MIT student develops obstacle-detection system for drones
A researcher from Massachusetts Institute of Technology’s (MIT) Computer Science and Artificial Intelligence Lab (CSAIL) has developed a new obstacle-detection system for drones. According to a notice posted on CSAIL’s website, the system will allow a drone to “autonomously dip, dart and dive through a tree-filled field at upwards of 30 miles per hour”.
Andrew Barry, the CSAIL PhD student who developed the system as part of his thesis with MIT professor Russ Tedrake, was quoted as saying: “Everyone is building drones these days, but nobody knows how to get them to stop running into things.

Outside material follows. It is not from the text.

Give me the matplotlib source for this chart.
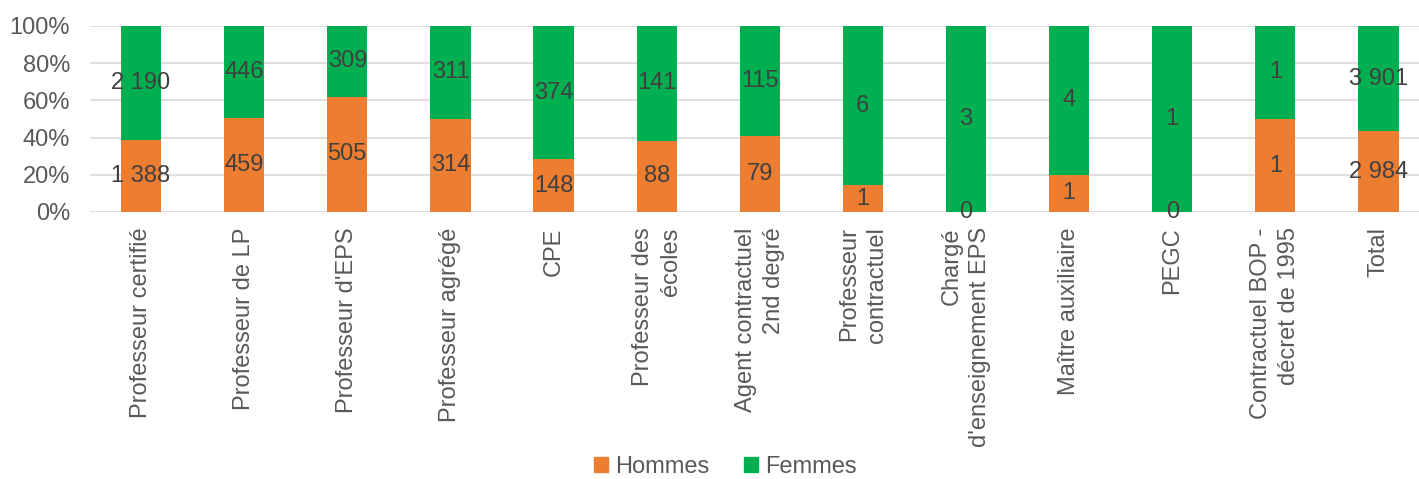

“Sensors like lidar are too heavy to put on small aircraft, and creating maps of the environment in advance isn’t practical. If we want drones that can fly quickly and navigate in the real world, we need better, faster algorithms.”
Essentially, Barry realised that the algorithms could be speeded up if you reduced the amount of information that the system has to process. Traditionally, drones create their view of the world by using images captured on cameras and search through the depth-field at multiple distances – one metre, two metres, three metres, etc. – to determine if an object is in the drone’s path.
However, according to the CSAIL notice, such approaches “are computationally intensive, meaning that the drone cannot fly any faster than five or six miles per hour without specialized processing hardware”.
The CSAIL notice continued: “Barry’s realization was that, at the fast speeds that his drone could travel, the world simply does not change much between frames. Because of that, he could get away with computing just a small subset of measurements – specifically, distances of 10 metres away.”
According to Barry: ““You don’t have to know about anything that’s closer or further than that. As you fly, you push that 10-metre horizon forward, and, as long as your first 10 metres are clear, you can build a full map of the world around you.”
The software recovers the missing depth information by integrating results from the drone’s odometry and previous distances.